For many decades the 1902 borders were not seriously disputed. In the early 1990s, however, Sudan granted oil exploration permits for the Hala’ib Triangle. Egypt responded by occupying the area and claiming its right to defend the 1899 border. In response, the Sudanese have offered gestures of defiance. In 2010 a government official tried to get into Hala’ib, with the apparent idea of getting the locals to vote in Sudanese elections. If the plan had worked, it might have backed up Sudan’s claim, but the official wasn’t allowed in, and for now the Egyptians seem to have succeeded in claiming the Hala’ib Triangle and disclaiming Bir Tawil.

In the meantime, Bir Tawil has become ever more unwanted. Although the name means “tall well,” a prolonged drought has removed what little agricultural value Bir Tawil ever had. Satellite images appear to show that across its barren miles there is not a single building. Even its desert tracks are now disused, disappearing reminders that this was once Ababda territory.
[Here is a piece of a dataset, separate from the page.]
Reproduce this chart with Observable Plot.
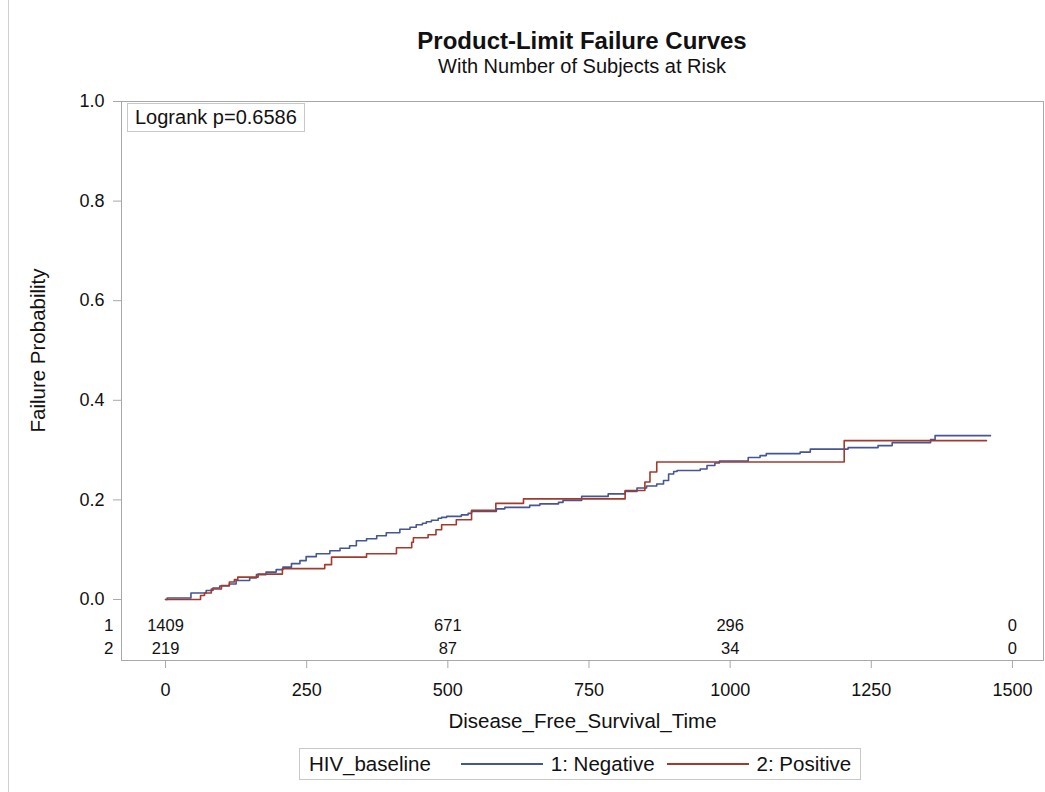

The Ababda took little notice of the region’s national borders and had their own distinctive ethnic heritage. A 1923 issue of the
Journal of the Royal Anthropological Institute of Great Britain
has photographs of Ababda men with thick, tightly braided hair alongside local myths about them, for they were seen as mysterious and ancient even by other desert tribes. It was said that “when followed up into the desert” an Ababda “vanishes from sight after going 200 or 300 yards.” Moreover that their glance is very dangerous to others and “they can bring moving objects to a standstill, when at a considerable distance from them.”

The Ababda have moved away, but an important part of their story remains rooted in this place. Thus, to say that Bir Tawil is unoccupied is not to say that it has no history or that it’s anyone’s to take. It is a point worth making since the unclaimed space of Bir Tawil has become a favorite fantasy item among the Internet’s would-be nation builders. Indeed, these days real information about the place is obscured by myriad websites and online disputes between fictional kings, emirs, and presidents of Bir Tawil.